In the past I worked with what I believe were "microservices". We had a service discovery and the applications communicated with each other through REST sync calls, which I believe is called request / response.


Now we are working on an application that is simply broken down into multiple small applications which work together through publish / subscribe using Kafka, there's no direct communication between them nor a service discovery, per say.

Is it safe to say that these are "Microservices" too or what should I call them?

CodePudding user response:

As one commenter pointed out- An answer will always be opinionated (and stackoverflow is generally not the best place for opinion based questions), but I am not afraid to give mine in an attempt to help.
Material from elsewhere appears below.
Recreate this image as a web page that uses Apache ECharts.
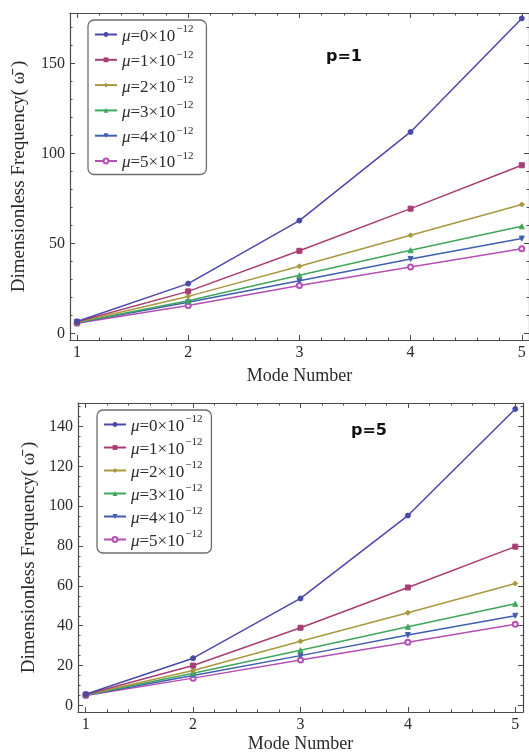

My view goes along the lines of what Martin Fowler and others have taught us in last decade, as well as the insight from the pioneering work of Werner Vogels at Amazon. Their definitions are that microservices are not a well defined single standard, but an architectural style that can encompass a range of different approaches in distributed computing. What they have in common are the goals of providing scalability in many different dimensions, but mostly system complexity, organizational productivity, throughput and resilience - All while being affordable. To achieve that the designs should be centered around:

  1. Service boundaries cut according to business goals (a type of Domain Driven Design).
  2. Sizing / Scope of services to be limited (the famous two-pizza team size idea).
  3. Clear separation in terms of organizational responsibilities and maintenance. This includes independent teams and release-/ maintenance cycles for each service.
  4. Embrace of automation on all layers (how cloud virtualization, devops, CICD, infrastructure as code, etc. became popular tools).
  5. Design focus on failure-resilient operation, e.g. avoid cascading failures, defined failure states, fallbacks, etc.

A consequence of those goals is also the embrace of distributed system architectures and design for horizontal scalability (statelessness, separation of compute and storage, etc.).

So if you feel your designs are along those lines then in my opinion you would have applied the microservices architectural style successfully.